In 2006, there were possibly as many as 15 northern white rhino left in the wild—and, spearheaded by renowned conservationist Lawrence Anthony, a strong movement to protect the species. Today, the white rhino is thought to be extinct in the wild. What happened in those six years is a tragic example of the challenges conservation initiatives face around the world.
Anthony managed to secure the required experts and even funding to launch a full-scale conservation mission for the rhinos. This included equipment like helicopters and dart guns, and conservationists and officers to oversee the plans. The Ambassador of the Democratic Republic of Congo to South Africa supported the project. The Environmental Minister in the DRC was also onboard.
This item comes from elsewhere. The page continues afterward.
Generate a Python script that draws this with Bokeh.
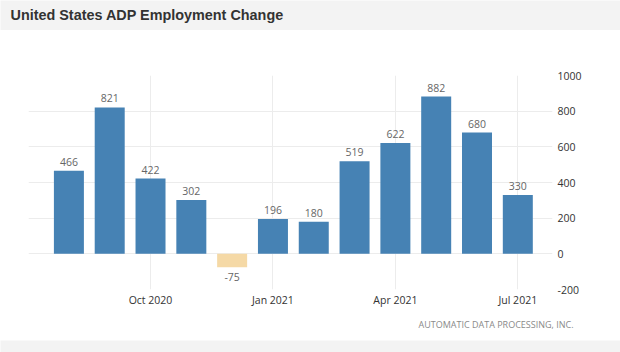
from bokeh.plotting import figure
from bokeh.models import ColumnDataSource, Range1d, FixedTicker, Label
from bokeh.layouts import column
from bokeh.core.properties import value
from bokeh.embed import file_html
from bokeh.resources import INLINE

# ---- data ----
months = ["Aug 2020", "Sep 2020", "Oct 2020", "Nov 2020", "Dec 2020", "Jan 2021",
          "Feb 2021", "Mar 2021", "Apr 2021", "May 2021", "Jun 2021", "Jul 2021"]
values = [466, 821, 422, 302, -75, 196, 180, 519, 622, 882, 680, 330]
tick_months = ["Oct 2020", "Jan 2021", "Apr 2021", "Jul 2021"]
y_ticks = [-200, 0, 200, 400, 600, 800, 1000]
title_text = "United States ADP Employment Change"
source_text = "AUTOMATIC DATA PROCESSING, INC."

BAND = "#f3f3f3"
POS = "#4682b4"
NEG = "#f5d9a6"

xs = list(range(len(months)))
src = ColumnDataSource(dict(
    x=xs,
    top=values,
    color=[POS if v >= 0 else NEG for v in values],
    label=[str(v) for v in values],
    base=["bottom" if v >= 0 else "top" for v in values],
    off=[-5 if v >= 0 else 6 for v in values],
))


def band(h, fill):
    f = figure(width=620, height=h, x_axis_type=None, y_axis_type=None,
               x_range=Range1d(0, 1), y_range=Range1d(0, 1),
               toolbar_location=None, output_backend="svg",
               min_border=0, min_border_left=0, min_border_right=0,
               min_border_top=0, min_border_bottom=0,
               outline_line_color=None,
               background_fill_color=fill, border_fill_color=fill)
    f.frame_align = False
    return f


# ---- title band ----
top = band(30, BAND)
top.add_layout(Label(x=10, y=16, x_units="screen", y_units="screen", text=title_text,
                     text_font="Liberation Sans", text_font_style="bold",
                     text_font_size="14.4px", text_color="#333333",
                     text_baseline="middle", text_align="left"))

# ---- main chart ----
p = figure(width=620, height=282, toolbar_location=None, output_backend="svg",
           x_range=Range1d(-0.99, 11.85), y_range=Range1d(-200, 1000),
           y_axis_location="right",
           min_border_left=28, min_border_right=68, min_border_top=45, min_border_bottom=23,
           outline_line_color=None, background_fill_color="white", border_fill_color="white")
p.frame_align = False

p.vbar(x="x", top="top", bottom=0, width=0.735, fill_color="color", line_color=None, source=src)
p.text(x="x", y="top", text="label", source=src, text_align="center",
       text_baseline="base", y_offset="off",
       text_font=value("Open Sans"), text_font_size="10.5px", text_color="#666666")

tick_idx = [months.index(m) for m in tick_months]
p.xaxis.ticker = FixedTicker(ticks=tick_idx)
p.xaxis.major_label_overrides = {i: months[i] for i in tick_idx}
p.yaxis.ticker = FixedTicker(ticks=y_ticks)
p.yaxis.major_label_overrides = {t: str(t) for t in y_ticks}
for ax in (p.xaxis, p.yaxis):
    ax.axis_line_color = None
    ax.major_tick_line_color = None
    ax.minor_tick_line_color = None
    ax.major_tick_out = 0
    ax.major_tick_in = 0
    ax.minor_tick_out = 0
    ax.major_label_text_font = "Open Sans"
    ax.major_label_text_font_size = "10.5px"
    ax.major_label_text_color = "#333333"
p.xaxis.major_label_standoff = 3
p.yaxis.major_label_standoff = 5
p.xgrid.grid_line_color = "#ececec"
p.ygrid.grid_line_color = "#ececec"

# ---- source line ----
foot = band(28, "white")
foot.add_layout(Label(x=573, y=16, x_units="screen", y_units="screen", text=source_text,
                      text_font="Open Sans", text_font_size="9px", text_color="#8a8a8a",
                      text_align="right", text_baseline="middle"))

# ---- footer band ----
bot = band(12, BAND)

layout = column(top, p, foot, bot, spacing=0)
open("out.html", "w").write(file_html(layout, INLINE))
So too was a non-profit group called African Parks, which effectively was responsible for the management of Garamba National Park were the rhinos lived.Everything seemed to be in place, but when the proposal was officially submitted, it found resistance from an unlikely source. The ICCN—oddly enough, the Congolese government agency responsible for conservation—cautiously waylaid the project, asking for confirmation that African Parks had agreed to the plan.
"We immediately contacted the ICCN and informed them of African Parks' decision. A few days later we received a response saying that they agreed to the rescue provided African Parks agreed," Anthony explains in his new book The Last Rhinos, "But they have agreed, we replied. And with that the ridiculous merry-go-round started again and we were unable to make any more progress."
The end result, unfortunately, was that the subspecies reached a point of likely extinction in the wild. The sad story offers some insight into the delicate nature of conservation projects—and how, with so many moving pieces, it's very easy for the whole thing to fail.